1. 环境说明

系统环境:

  • 操作系统:CentOs 6.6
  • Hadoop版本:CDH5.4
  • JDK版本:1.7.0_71
  • 运行用户:root

集群各节点角色规划为:

  1. 192.168.56.121 cdh1 NameNodeResourceManagerHBaseHive metastoreImpala CatalogImpala statestoreSentry
  2. 192.168.56.122 cdh2 DataNodeSecondaryNameNodeNodeManagerHBaseHive Server2Impala Server
  3. 192.168.56.123 cdh3 DataNodeHBaseNodeManagerHive Server2Impala Server

cdh1作为master节点,其他节点作为slave节点,hostname 请使用小写,要不然在集成 kerberos 时会出现一些错误。

2. 安装必须的依赖

在每个节点上运行下面的命令:

  1. $ yum install python-devel openssl-devel python-pip cyrus-sasl cyrus-sasl-gssapi cyrus-sasl-devel -y
  2. $ pip-python install ssl

3. 生成 keytab

在 cdh1 节点,即 KDC server 节点上执行下面命令:

  1. $ cd /var/kerberos/krb5kdc/
  2. kadmin.local -q "addprinc -randkey impala/cdh1@JAVACHEN.COM "
  3. kadmin.local -q "addprinc -randkey impala/cdh2@JAVACHEN.COM "
  4. kadmin.local -q "addprinc -randkey impala/cdh3@JAVACHEN.COM "
  5. kadmin.local -q "xst -k impala-unmerge.keytab impala/cdh1@JAVACHEN.COM "
  6. kadmin.local -q "xst -k impala-unmerge.keytab impala/cdh2@JAVACHEN.COM "
  7. kadmin.local -q "xst -k impala-unmerge.keytab impala/cdh3@JAVACHEN.COM "

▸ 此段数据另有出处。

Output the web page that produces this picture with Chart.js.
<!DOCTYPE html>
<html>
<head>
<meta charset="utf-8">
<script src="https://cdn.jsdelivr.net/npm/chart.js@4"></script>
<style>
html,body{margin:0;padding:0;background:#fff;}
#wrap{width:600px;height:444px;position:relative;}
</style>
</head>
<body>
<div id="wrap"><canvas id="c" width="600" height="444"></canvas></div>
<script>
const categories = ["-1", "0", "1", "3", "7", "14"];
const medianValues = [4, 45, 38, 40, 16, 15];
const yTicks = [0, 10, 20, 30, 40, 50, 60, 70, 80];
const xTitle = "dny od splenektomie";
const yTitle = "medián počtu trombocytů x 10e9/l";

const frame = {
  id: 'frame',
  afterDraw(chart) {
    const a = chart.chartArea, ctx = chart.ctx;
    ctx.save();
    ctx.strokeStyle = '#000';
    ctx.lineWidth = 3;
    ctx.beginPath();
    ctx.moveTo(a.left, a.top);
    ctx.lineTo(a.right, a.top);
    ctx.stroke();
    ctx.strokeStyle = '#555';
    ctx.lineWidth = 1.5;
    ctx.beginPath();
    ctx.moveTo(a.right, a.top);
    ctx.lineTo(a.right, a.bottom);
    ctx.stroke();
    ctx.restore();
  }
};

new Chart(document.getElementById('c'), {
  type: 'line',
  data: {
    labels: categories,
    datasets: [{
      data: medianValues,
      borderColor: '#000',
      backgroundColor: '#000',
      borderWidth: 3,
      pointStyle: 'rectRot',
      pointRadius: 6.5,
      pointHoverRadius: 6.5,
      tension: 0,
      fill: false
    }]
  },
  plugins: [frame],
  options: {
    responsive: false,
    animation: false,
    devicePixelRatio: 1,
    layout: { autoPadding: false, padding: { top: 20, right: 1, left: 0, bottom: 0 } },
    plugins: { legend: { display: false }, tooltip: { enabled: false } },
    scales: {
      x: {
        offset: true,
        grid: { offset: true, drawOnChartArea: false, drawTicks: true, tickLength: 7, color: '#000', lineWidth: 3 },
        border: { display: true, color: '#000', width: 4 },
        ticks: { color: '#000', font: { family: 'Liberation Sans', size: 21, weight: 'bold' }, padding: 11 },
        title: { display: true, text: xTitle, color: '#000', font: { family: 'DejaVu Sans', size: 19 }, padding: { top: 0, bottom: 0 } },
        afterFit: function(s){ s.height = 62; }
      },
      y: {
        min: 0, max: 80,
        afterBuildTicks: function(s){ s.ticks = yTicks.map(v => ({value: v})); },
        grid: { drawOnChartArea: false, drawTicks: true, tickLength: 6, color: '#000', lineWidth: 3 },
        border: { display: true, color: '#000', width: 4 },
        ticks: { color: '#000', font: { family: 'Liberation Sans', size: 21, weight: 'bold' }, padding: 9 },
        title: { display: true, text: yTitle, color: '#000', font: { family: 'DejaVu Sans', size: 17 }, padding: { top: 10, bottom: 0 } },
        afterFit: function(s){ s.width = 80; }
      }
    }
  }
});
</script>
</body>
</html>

另外,如果你使用了haproxy来做负载均衡,参考官方文档Using Impala through a Proxy for High Availability,还需生成 proxy.keytab:

  1. $ cd /var/kerberos/krb5kdc/
  2. # proxy 为安装了 haproxy 的机器
  3. kadmin.local -q "addprinc -randkey impala/proxy@JAVACHEN.COM "
  4. kadmin.local -q "xst -k proxy.keytab impala/proxy@JAVACHEN.COM "

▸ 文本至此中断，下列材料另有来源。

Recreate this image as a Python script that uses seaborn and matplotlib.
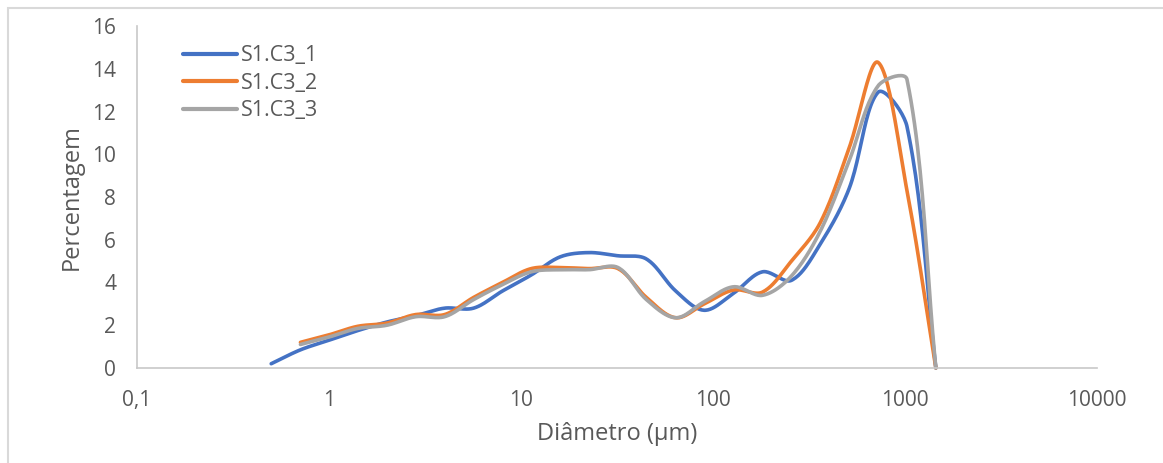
import matplotlib
matplotlib.use('Agg')
import matplotlib.pyplot as plt
import matplotlib.ticker as mticker
from matplotlib.patches import Rectangle
import numpy as np
import pandas as pd
import seaborn as sns

# particle size classes (um) and percentages
diam_1 = [0.5, 0.71, 1, 1.41, 2, 2.83, 4, 5.66, 8, 11.3, 16, 22.6, 32, 45,
          64, 90, 128, 181, 256, 362, 512, 724, 1024, 1448]
s1_c3_1 = [0.2, 0.85, 1.3, 1.75, 2.15, 2.45, 2.8, 2.8, 3.6, 4.35, 5.2, 5.4, 5.25, 5.1,
           3.6, 2.7, 3.5, 4.5, 4.1, 5.8, 8.4, 12.9, 11.3, 0]

diam_2 = [0.71, 1, 1.41, 2, 2.83, 4, 5.66, 8, 11.3, 16, 22.6, 32, 45,
          64, 90, 128, 181, 256, 362, 512, 724, 1024, 1448]
s1_c3_2 = [1.2, 1.55, 1.95, 2.1, 2.5, 2.5, 3.3, 4.0, 4.65, 4.7, 4.65, 4.65, 3.3,
           2.35, 3.0, 3.65, 3.55, 5.0, 6.8, 10.3, 14.3, 8.3, 0]
s1_c3_3 = [1.1, 1.45, 1.85, 2.0, 2.4, 2.4, 3.2, 3.9, 4.5, 4.6, 4.6, 4.7, 3.2,
           2.35, 3.1, 3.8, 3.4, 4.3, 6.4, 9.7, 13.2, 13.5, 0]

series_names = ['S1.C3_1', 'S1.C3_2', 'S1.C3_3']
colors = ['#4472C4', '#ED7D31', '#A5A5A5']

x_ticks = [0.1, 1, 10, 100, 1000, 10000]
x_tick_labels = ['0,1', '1', '10', '100', '1000', '10000']


def smooth(x, y, n=24, sx=192.0, sy=21.4):
    '''
    Excel-like smoothed line: cubic Bezier segments whose control points
    follow the neighbouring points, scaled by segment length (screen units).
    '''
    px = np.log10(np.asarray(x, float)) * sx
    py = np.asarray(y, float) * sy
    pts = np.column_stack([px, py])
    m = len(pts)
    seg = np.linalg.norm(np.diff(pts, axis=0), axis=1)
    t = np.linspace(0, 1, n, endpoint=False)[:, None]
    out = []
    for i in range(m - 1):
        p1, p2 = pts[i], pts[i + 1]
        if i > 0:
            tan = pts[i + 1] - pts[i - 1]
            c1 = p1 + tan * seg[i] / (seg[i - 1] + seg[i]) / 3
        else:
            c1 = p1 + (p2 - p1) / 3
        if i < m - 2:
            tan = pts[i + 2] - pts[i]
            c2 = p2 - tan * seg[i] / (seg[i] + seg[i + 1]) / 3
        else:
            c2 = p2 - (p2 - p1) / 3
        out.append((1 - t) ** 3 * p1 + 3 * (1 - t) ** 2 * t * c1
                   + 3 * (1 - t) * t ** 2 * c2 + t ** 3 * p2)
    out.append(pts[-1][None, :])
    out = np.vstack(out)
    return 10 ** (out[:, 0] / sx), out[:, 1] / sy


sns.set_style('white')
plt.rcParams['font.family'] = ['Open Sans', 'DejaVu Sans']

fig = plt.figure(figsize=(11.63, 4.63), dpi=100)
ax = fig.add_axes([137 / 1163, 1 - 368 / 463, 960 / 1163, 342 / 463])

frames = []
for name, xs, ys in [(series_names[0], diam_1, s1_c3_1),
                     (series_names[1], diam_2, s1_c3_2),
                     (series_names[2], diam_2, s1_c3_3)]:
    cx, cy = smooth(xs, ys)
    frames.append(pd.DataFrame({'Diametro': cx, 'Percentagem': cy, 'Amostra': name}))
df = pd.concat(frames, ignore_index=True)

sns.lineplot(data=df, x='Diametro', y='Percentagem', hue='Amostra',
             palette=colors, sort=False, estimator=None, linewidth=2.6,
             ax=ax, clip_on=False)

ax.set_xscale('log')
ax.set_xlim(0.1, 10000)
ax.set_ylim(0, 16)
ax.set_xticks(x_ticks)
ax.set_xticklabels(x_tick_labels)
ax.xaxis.set_minor_locator(mticker.NullLocator())
ax.set_yticks(range(0, 17, 2))

ax.tick_params(axis='both', length=0, labelsize=15, colors='#595959')
ax.tick_params(axis='y', pad=15)
ax.tick_params(axis='x', pad=16)

for side in ['top', 'right']:
    ax.spines[side].set_visible(False)
for side in ['left', 'bottom']:
    ax.spines[side].set_color('#C8C8C8')
    ax.spines[side].set_linewidth(1.2)

ax.set_xlabel('Diâmetro (µm)', fontsize=17, color='#595959', labelpad=8)
ax.set_ylabel('Percentagem', fontsize=17, color='#595959', labelpad=6)

leg = ax.legend(loc='upper left', bbox_to_anchor=(0.039, 0.969), frameon=False,
                fontsize=15.5, handlelength=2.5, handletextpad=0.2,
                labelspacing=0.3, borderaxespad=0)
for text in leg.get_texts():
    text.set_color('#595959')
for line in leg.get_lines():
    line.set_linewidth(3)

# light frame around the chart area
fig.patches.append(Rectangle((8 / 1163, -0.1), 1.2, 1 - 8 / 463 + 0.1,
                             transform=fig.transFigure, fill=False,
                             edgecolor='#D9D9D9', linewidth=1.5))

fig.savefig('out.png', dpi=100)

合并 proxy.keytab 和 impala-unmerge.keytab 生成 impala.keytab:

  1. $ ktutil
  2. ktutil: rkt proxy.keytab
  3. ktutil: rkt impala-unmerge.keytab
  4. ktutil: wkt impala.keytab
  5. ktutil: quit

拷贝 impala.keytab 和 proxy_impala.keytab 文件到其他节点的 /etc/impala/conf 目录

  1. $ scp impala.keytab cdh1:/etc/impala/conf
  2. $ scp impala.keytab cdh2:/etc/impala/conf
  3. $ scp impala.keytab cdh3:/etc/impala/conf

并设置权限,分别在 cdh1、cdh2、cdh3 上执行:

  1. $ ssh cdh1 "cd /etc/impala/conf/;chown impala:hadoop *.keytab ;chmod 400 *.keytab"
  2. $ ssh cdh2 "cd /etc/impala/conf/;chown impala:hadoop *.keytab ;chmod 400 *.keytab"
  3. $ ssh cdh3 "cd /etc/impala/conf/;chown impala:hadoop *.keytab ;chmod 400 *.keytab"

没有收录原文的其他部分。